It is required that the lines from the top of the listing through the line with "CartesianGrid, ReferenceLine, Label" be reproduced exactly, excluding pictures.

____________________

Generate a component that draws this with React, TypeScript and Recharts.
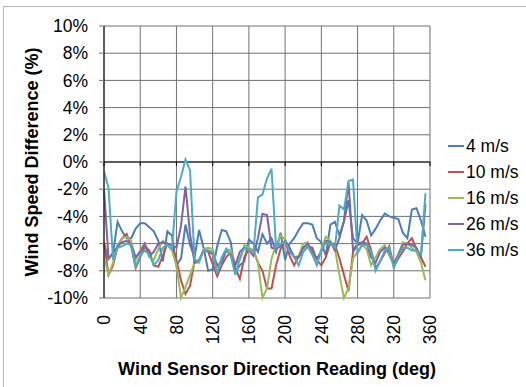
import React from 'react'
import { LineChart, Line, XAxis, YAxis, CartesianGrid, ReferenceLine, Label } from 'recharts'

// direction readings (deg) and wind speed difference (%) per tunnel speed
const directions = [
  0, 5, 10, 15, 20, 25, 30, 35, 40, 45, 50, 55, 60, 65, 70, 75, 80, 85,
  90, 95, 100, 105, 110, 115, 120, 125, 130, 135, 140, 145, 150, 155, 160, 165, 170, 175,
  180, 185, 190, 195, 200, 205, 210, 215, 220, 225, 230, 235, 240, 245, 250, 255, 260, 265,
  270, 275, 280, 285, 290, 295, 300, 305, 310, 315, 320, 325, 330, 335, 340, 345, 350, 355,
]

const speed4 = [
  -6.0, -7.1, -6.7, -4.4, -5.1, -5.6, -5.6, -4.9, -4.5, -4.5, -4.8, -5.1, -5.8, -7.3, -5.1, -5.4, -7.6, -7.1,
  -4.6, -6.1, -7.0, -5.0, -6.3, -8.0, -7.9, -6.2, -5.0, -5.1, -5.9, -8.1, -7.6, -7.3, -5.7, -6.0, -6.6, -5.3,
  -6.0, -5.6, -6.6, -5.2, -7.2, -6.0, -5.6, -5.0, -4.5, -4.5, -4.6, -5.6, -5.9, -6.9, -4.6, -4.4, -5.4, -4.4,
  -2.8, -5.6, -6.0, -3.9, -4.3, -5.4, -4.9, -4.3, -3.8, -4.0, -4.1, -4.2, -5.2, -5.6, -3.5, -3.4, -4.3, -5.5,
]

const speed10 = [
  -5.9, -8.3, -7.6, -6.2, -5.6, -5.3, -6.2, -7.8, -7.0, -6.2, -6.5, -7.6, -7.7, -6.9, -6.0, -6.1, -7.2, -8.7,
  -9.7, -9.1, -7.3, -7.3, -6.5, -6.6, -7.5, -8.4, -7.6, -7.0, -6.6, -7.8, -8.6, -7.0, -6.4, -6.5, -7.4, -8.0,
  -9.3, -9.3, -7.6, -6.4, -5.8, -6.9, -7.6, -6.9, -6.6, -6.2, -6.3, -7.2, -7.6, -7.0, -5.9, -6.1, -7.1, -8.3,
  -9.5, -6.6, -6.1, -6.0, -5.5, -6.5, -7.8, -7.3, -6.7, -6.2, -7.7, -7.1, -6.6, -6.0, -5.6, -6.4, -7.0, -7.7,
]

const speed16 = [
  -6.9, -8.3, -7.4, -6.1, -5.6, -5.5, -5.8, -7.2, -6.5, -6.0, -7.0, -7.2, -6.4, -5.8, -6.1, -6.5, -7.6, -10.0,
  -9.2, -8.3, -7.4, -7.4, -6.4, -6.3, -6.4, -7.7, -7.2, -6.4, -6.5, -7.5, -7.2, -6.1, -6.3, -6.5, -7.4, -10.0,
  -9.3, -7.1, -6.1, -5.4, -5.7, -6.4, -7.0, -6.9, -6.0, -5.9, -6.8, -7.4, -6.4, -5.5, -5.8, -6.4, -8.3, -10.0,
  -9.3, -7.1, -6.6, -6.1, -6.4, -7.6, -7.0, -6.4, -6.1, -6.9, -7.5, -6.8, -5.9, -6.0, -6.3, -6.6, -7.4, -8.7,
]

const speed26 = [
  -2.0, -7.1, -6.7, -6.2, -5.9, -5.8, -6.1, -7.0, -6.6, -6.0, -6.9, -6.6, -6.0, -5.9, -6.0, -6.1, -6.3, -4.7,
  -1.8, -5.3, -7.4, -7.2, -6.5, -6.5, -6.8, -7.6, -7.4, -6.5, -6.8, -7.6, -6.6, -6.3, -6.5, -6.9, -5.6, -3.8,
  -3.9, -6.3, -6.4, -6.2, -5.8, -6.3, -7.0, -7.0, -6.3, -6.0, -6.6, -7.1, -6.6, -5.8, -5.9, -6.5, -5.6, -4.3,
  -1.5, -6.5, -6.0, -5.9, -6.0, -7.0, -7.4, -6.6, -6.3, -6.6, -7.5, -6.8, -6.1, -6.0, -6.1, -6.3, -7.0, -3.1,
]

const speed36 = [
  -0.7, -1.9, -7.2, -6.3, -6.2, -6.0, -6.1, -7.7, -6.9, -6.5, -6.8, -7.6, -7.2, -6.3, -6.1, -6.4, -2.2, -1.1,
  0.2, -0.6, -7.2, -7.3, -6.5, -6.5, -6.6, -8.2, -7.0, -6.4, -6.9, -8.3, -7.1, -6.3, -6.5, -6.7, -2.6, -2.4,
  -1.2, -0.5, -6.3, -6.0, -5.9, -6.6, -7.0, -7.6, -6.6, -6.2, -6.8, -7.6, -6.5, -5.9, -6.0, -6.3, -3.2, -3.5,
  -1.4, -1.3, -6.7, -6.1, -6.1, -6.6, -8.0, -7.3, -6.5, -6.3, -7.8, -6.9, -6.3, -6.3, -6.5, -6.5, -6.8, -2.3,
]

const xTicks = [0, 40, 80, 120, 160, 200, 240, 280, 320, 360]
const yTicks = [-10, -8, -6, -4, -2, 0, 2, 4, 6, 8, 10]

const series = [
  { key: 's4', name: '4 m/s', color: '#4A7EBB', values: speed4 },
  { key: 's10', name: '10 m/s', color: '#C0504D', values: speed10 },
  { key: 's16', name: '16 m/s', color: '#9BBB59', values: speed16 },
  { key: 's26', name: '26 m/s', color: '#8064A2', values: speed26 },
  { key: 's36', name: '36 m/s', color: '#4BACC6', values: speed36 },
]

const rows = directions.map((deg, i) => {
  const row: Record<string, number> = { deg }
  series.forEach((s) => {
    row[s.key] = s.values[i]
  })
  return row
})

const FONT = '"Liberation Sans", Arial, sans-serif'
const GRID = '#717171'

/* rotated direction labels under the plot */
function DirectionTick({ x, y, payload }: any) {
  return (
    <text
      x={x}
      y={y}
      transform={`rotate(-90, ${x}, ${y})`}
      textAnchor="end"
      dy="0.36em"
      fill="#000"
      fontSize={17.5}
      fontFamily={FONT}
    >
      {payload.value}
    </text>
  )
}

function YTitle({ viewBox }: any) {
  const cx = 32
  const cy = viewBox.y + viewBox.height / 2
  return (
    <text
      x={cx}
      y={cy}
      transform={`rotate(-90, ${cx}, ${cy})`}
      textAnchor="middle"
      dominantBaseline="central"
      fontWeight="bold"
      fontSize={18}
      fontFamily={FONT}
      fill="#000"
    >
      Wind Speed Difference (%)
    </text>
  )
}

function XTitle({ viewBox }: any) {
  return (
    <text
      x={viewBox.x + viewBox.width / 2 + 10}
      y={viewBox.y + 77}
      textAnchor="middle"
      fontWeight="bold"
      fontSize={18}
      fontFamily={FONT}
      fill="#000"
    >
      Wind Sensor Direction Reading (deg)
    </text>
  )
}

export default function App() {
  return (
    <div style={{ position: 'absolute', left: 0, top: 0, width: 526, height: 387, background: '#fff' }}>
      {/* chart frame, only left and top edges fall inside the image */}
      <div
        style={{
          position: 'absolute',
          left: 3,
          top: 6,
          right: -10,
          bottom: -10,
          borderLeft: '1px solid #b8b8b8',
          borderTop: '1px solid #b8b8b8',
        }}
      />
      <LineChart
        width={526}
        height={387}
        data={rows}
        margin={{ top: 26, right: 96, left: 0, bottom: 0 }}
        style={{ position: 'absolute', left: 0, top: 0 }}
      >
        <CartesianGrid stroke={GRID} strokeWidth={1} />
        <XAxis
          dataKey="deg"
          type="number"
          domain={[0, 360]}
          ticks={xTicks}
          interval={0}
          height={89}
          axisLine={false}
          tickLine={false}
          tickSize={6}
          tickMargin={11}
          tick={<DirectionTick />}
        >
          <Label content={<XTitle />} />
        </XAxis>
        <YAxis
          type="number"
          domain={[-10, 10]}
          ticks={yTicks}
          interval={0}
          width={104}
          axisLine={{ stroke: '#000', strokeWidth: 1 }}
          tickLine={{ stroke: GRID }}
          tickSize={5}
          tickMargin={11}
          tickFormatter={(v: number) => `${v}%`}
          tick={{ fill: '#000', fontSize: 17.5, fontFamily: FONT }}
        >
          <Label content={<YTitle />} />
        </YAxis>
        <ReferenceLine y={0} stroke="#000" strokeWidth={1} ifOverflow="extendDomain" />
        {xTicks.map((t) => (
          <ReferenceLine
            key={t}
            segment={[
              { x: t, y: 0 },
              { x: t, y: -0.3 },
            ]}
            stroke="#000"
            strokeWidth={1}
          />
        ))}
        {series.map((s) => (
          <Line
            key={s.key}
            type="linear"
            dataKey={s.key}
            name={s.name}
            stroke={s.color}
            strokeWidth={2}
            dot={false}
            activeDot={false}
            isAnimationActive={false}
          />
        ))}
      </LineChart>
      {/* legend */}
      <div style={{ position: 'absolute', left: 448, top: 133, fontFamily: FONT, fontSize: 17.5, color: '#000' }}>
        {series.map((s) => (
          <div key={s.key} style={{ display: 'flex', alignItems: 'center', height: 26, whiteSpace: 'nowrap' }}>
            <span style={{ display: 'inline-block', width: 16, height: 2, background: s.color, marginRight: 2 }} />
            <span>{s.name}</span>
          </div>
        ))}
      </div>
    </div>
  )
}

____________________

§ RESULT:
Generate a component that draws this with React, TypeScript and Recharts.
import React from 'react'
import { LineChart, Line, XAxis, YAxis, CartesianGrid, ReferenceLine, Label } from 'recharts'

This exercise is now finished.